Mr Cleary described the scenes he witnessed when he arrived to the house a few hours after the burglary as "like the Holocaust".

Mr Cleary said he will "never forget the fear in the young children's faces".

"Myself and my son, who is a solicitor, went over in the morning and it was like the Holocaust," he told RTÉ.

"I've never seen anything like it in a home - the fear on the children, they were frozen with it.

"It was frightening, they were terrified, they couldn't speak or let go of their mother. If their father went to the kitchen, they were terrified. It was horrific."

The children were aged eight, six and two at the time.

The gang of seven raiders left Dublin in a convoy of two cars on the night of November 20, 2013.

Just after 3am, Mr Corcoran was awoken by a man in a balaclava, brandishing a machete.

He was struck with the butt of a gun, causing his eye socket to fracture. He was then tied up with cable-ties, but was aware that his two eldest daughters were awake and in the hallway. By now he was "in fear of his life".

Meanwhile, his wife Emma had the presence of mind to dial 999 and place her mobile phone under her bed, allowing gardaí to hear the chaos, threats and "terrified screams" of her children.

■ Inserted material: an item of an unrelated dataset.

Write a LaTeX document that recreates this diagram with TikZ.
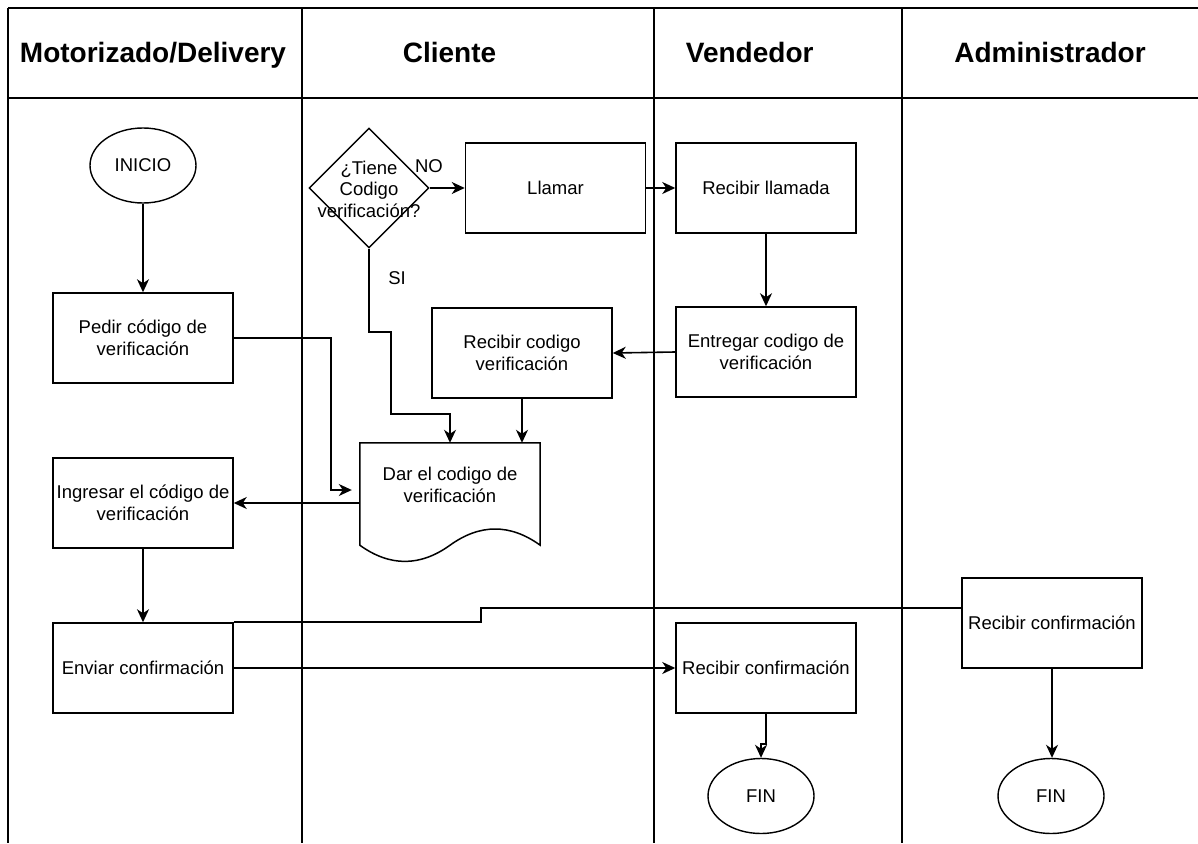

She was dragged from the bedroom and told they would "kill your f**king kids".

The raid lasted almost 15 minutes. In the near two years since then, guilty pleas to the charge of aggravated burglary were entered.

For the Corcorans, the process of trying to put the events of November 21, 2013 out of their minds is likely to take a lot longer.

Judge Thomas Teehan summed up the crime itself, but also its effects: "When evil deeds are committed, the evil consequences reach out in multiple directions."